* **PROVIDED DATA**:

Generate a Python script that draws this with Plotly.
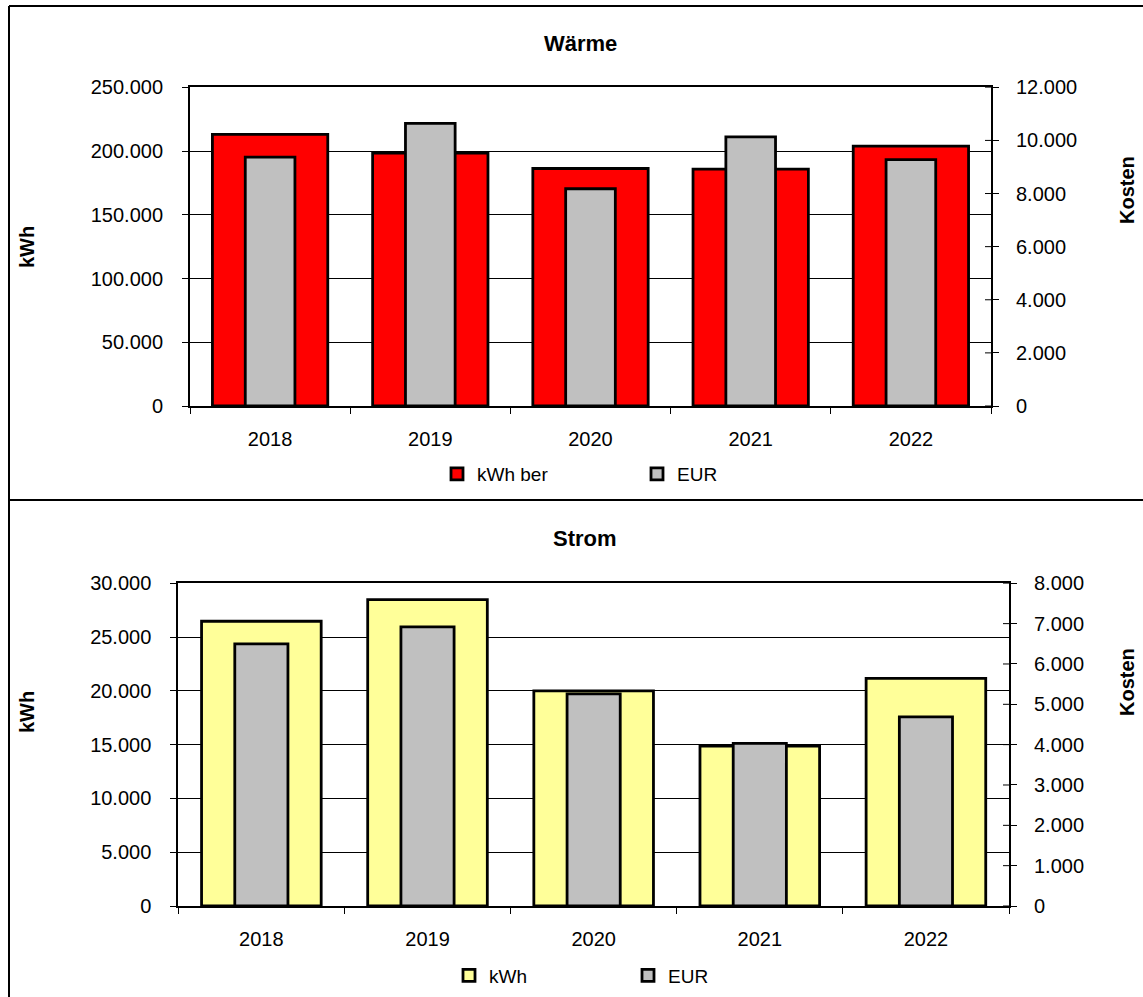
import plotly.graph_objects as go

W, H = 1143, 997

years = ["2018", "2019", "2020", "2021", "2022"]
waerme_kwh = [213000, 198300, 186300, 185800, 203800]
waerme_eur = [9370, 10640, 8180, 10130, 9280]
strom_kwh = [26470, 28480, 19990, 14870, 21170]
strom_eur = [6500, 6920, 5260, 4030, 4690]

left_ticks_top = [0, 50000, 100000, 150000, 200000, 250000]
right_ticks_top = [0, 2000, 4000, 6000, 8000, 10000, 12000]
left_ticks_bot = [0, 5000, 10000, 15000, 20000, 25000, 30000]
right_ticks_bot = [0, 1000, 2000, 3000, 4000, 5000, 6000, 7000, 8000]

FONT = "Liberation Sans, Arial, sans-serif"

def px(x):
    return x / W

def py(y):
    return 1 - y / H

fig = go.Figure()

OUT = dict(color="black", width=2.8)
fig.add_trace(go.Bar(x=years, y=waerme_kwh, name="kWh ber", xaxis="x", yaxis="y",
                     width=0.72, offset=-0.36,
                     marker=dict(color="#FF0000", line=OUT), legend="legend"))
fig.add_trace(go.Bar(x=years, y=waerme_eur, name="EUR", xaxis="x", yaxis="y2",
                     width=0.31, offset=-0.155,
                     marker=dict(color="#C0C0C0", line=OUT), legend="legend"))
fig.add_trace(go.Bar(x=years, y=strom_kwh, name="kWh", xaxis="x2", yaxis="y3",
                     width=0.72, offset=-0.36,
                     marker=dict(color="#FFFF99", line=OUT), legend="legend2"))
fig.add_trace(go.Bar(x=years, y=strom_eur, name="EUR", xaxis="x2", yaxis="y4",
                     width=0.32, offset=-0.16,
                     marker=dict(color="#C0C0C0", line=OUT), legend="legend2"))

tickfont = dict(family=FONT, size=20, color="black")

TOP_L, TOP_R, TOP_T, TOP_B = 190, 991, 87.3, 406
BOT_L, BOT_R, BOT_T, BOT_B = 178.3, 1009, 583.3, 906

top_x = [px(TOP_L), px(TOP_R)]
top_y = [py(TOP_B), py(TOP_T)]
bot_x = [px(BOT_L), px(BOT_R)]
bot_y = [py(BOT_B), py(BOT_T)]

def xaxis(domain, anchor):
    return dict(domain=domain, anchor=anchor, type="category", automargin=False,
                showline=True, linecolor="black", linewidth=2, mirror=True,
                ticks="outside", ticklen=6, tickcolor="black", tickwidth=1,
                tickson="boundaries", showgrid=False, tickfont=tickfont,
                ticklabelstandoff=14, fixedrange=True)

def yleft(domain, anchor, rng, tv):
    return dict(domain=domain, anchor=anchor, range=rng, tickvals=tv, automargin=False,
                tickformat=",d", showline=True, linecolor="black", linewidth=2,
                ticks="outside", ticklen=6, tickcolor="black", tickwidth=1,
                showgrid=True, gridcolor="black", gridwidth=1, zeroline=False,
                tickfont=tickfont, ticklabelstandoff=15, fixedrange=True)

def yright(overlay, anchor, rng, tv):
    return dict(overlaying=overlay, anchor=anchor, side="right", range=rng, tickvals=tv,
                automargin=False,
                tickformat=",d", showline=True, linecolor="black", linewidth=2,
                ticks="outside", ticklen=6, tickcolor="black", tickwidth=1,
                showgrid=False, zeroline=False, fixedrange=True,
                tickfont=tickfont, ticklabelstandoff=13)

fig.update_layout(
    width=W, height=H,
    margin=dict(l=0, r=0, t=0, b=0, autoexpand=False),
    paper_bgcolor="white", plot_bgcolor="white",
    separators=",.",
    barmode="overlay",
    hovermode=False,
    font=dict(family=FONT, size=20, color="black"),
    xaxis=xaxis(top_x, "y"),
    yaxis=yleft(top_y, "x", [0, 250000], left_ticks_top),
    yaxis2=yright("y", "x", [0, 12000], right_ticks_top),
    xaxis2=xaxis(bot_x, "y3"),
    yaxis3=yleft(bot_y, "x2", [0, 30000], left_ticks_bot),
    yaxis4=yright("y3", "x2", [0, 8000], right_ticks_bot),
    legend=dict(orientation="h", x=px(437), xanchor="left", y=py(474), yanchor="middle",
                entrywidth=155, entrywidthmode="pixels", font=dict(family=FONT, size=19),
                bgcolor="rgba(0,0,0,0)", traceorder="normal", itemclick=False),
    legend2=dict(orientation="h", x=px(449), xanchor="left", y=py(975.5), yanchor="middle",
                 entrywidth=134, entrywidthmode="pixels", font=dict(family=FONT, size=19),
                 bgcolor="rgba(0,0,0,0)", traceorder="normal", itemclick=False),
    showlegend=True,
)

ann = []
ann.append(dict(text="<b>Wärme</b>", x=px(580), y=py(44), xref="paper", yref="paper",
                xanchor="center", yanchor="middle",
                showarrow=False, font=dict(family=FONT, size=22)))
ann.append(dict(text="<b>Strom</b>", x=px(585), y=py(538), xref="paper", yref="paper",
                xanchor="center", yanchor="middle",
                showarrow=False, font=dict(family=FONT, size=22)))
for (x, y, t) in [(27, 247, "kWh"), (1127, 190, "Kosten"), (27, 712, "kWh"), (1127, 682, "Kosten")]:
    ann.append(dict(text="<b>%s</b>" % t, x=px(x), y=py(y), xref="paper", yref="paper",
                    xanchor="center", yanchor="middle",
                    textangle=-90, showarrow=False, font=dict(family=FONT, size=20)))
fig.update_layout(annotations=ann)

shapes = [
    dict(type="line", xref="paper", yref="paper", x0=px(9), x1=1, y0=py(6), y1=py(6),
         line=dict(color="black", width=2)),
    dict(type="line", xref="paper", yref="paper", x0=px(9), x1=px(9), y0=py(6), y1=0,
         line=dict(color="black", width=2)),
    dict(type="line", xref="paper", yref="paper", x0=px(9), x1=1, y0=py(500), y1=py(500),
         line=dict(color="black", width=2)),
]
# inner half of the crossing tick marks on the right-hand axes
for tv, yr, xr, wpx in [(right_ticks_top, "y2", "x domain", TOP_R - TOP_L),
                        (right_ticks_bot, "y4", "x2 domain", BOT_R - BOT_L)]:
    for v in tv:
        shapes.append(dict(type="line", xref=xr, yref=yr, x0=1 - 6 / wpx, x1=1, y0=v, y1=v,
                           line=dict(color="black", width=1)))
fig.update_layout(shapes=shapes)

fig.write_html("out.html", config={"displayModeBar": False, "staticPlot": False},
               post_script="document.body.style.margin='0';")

* **WHAT TO PRODUCE**: Pictures in the data above should not be copied; transcribe everything else exactly.

* **FINISHED ANSWER**:
Generate a Python script that draws this with Plotly.
import plotly.graph_objects as go

W, H = 1143, 997

years = ["2018", "2019", "2020", "2021", "2022"]
waerme_kwh = [213000, 198300, 186300, 185800, 203800]
waerme_eur = [9370, 10640, 8180, 10130, 9280]
strom_kwh = [26470, 28480, 19990, 14870, 21170]
strom_eur = [6500, 6920, 5260, 4030, 4690]

left_ticks_top = [0, 50000, 100000, 150000, 200000, 250000]
right_ticks_top = [0, 2000, 4000, 6000, 8000, 10000, 12000]
left_ticks_bot = [0, 5000, 10000, 15000, 20000, 25000, 30000]
right_ticks_bot = [0, 1000, 2000, 3000, 4000, 5000, 6000, 7000, 8000]

FONT = "Liberation Sans, Arial, sans-serif"

def px(x):
    return x / W

def py(y):
    return 1 - y / H

fig = go.Figure()

OUT = dict(color="black", width=2.8)
fig.add_trace(go.Bar(x=years, y=waerme_kwh, name="kWh ber", xaxis="x", yaxis="y",
                     width=0.72, offset=-0.36,
                     marker=dict(color="#FF0000", line=OUT), legend="legend"))
fig.add_trace(go.Bar(x=years, y=waerme_eur, name="EUR", xaxis="x", yaxis="y2",
                     width=0.31, offset=-0.155,
                     marker=dict(color="#C0C0C0", line=OUT), legend="legend"))
fig.add_trace(go.Bar(x=years, y=strom_kwh, name="kWh", xaxis="x2", yaxis="y3",
                     width=0.72, offset=-0.36,
                     marker=dict(color="#FFFF99", line=OUT), legend="legend2"))
fig.add_trace(go.Bar(x=years, y=strom_eur, name="EUR", xaxis="x2", yaxis="y4",
                     width=0.32, offset=-0.16,
                     marker=dict(color="#C0C0C0", line=OUT), legend="legend2"))

tickfont = dict(family=FONT, size=20, color="black")

TOP_L, TOP_R, TOP_T, TOP_B = 190, 991, 87.3, 406
BOT_L, BOT_R, BOT_T, BOT_B = 178.3, 1009, 583.3, 906

top_x = [px(TOP_L), px(TOP_R)]
top_y = [py(TOP_B), py(TOP_T)]
bot_x = [px(BOT_L), px(BOT_R)]
bot_y = [py(BOT_B), py(BOT_T)]

def xaxis(domain, anchor):
    return dict(domain=domain, anchor=anchor, type="category", automargin=False,
                showline=True, linecolor="black", linewidth=2, mirror=True,
                ticks="outside", ticklen=6, tickcolor="black", tickwidth=1,
                tickson="boundaries", showgrid=False, tickfont=tickfont,
                ticklabelstandoff=14, fixedrange=True)

def yleft(domain, anchor, rng, tv):
    return dict(domain=domain, anchor=anchor, range=rng, tickvals=tv, automargin=False,
                tickformat=",d", showline=True, linecolor="black", linewidth=2,
                ticks="outside", ticklen=6, tickcolor="black", tickwidth=1,
                showgrid=True, gridcolor="black", gridwidth=1, zeroline=False,
                tickfont=tickfont, ticklabelstandoff=15, fixedrange=True)

def yright(overlay, anchor, rng, tv):
    return dict(overlaying=overlay, anchor=anchor, side="right", range=rng, tickvals=tv,
                automargin=False,
                tickformat=",d", showline=True, linecolor="black", linewidth=2,
                ticks="outside", ticklen=6, tickcolor="black", tickwidth=1,
                showgrid=False, zeroline=False, fixedrange=True,
                tickfont=tickfont, ticklabelstandoff=13)

fig.update_layout(
    width=W, height=H,
    margin=dict(l=0, r=0, t=0, b=0, autoexpand=False),
    paper_bgcolor="white", plot_bgcolor="white",
    separators=",.",
    barmode="overlay",
    hovermode=False,
    font=dict(family=FONT, size=20, color="black"),
    xaxis=xaxis(top_x, "y"),
    yaxis=yleft(top_y, "x", [0, 250000], left_ticks_top),
    yaxis2=yright("y", "x", [0, 12000], right_ticks_top),
    xaxis2=xaxis(bot_x, "y3"),
    yaxis3=yleft(bot_y, "x2", [0, 30000], left_ticks_bot),
    yaxis4=yright("y3", "x2", [0, 8000], right_ticks_bot),
    legend=dict(orientation="h", x=px(437), xanchor="left", y=py(474), yanchor="middle",
                entrywidth=155, entrywidthmode="pixels", font=dict(family=FONT, size=19),
                bgcolor="rgba(0,0,0,0)", traceorder="normal", itemclick=False),
    legend2=dict(orientation="h", x=px(449), xanchor="left", y=py(975.5), yanchor="middle",
                 entrywidth=134, entrywidthmode="pixels", font=dict(family=FONT, size=19),
                 bgcolor="rgba(0,0,0,0)", traceorder="normal", itemclick=False),
    showlegend=True,
)

ann = []
ann.append(dict(text="<b>Wärme</b>", x=px(580), y=py(44), xref="paper", yref="paper",
                xanchor="center", yanchor="middle",
                showarrow=False, font=dict(family=FONT, size=22)))
ann.append(dict(text="<b>Strom</b>", x=px(585), y=py(538), xref="paper", yref="paper",
                xanchor="center", yanchor="middle",
                showarrow=False, font=dict(family=FONT, size=22)))
for (x, y, t) in [(27, 247, "kWh"), (1127, 190, "Kosten"), (27, 712, "kWh"), (1127, 682, "Kosten")]:
    ann.append(dict(text="<b>%s</b>" % t, x=px(x), y=py(y), xref="paper", yref="paper",
                    xanchor="center", yanchor="middle",
                    textangle=-90, showarrow=False, font=dict(family=FONT, size=20)))
fig.update_layout(annotations=ann)

shapes = [
    dict(type="line", xref="paper", yref="paper", x0=px(9), x1=1, y0=py(6), y1=py(6),
         line=dict(color="black", width=2)),
    dict(type="line", xref="paper", yref="paper", x0=px(9), x1=px(9), y0=py(6), y1=0,
         line=dict(color="black", width=2)),
    dict(type="line", xref="paper", yref="paper", x0=px(9), x1=1, y0=py(500), y1=py(500),
         line=dict(color="black", width=2)),
]
# inner half of the crossing tick marks on the right-hand axes
for tv, yr, xr, wpx in [(right_ticks_top, "y2", "x domain", TOP_R - TOP_L),
                        (right_ticks_bot, "y4", "x2 domain", BOT_R - BOT_L)]:
    for v in tv:
        shapes.append(dict(type="line", xref=xr, yref=yr, x0=1 - 6 / wpx, x1=1, y0=v, y1=v,
                           line=dict(color="black", width=1)))
fig.update_layout(shapes=shapes)

fig.write_html("out.html", config={"displayModeBar": False, "staticPlot": False},
               post_script="document.body.style.margin='0';")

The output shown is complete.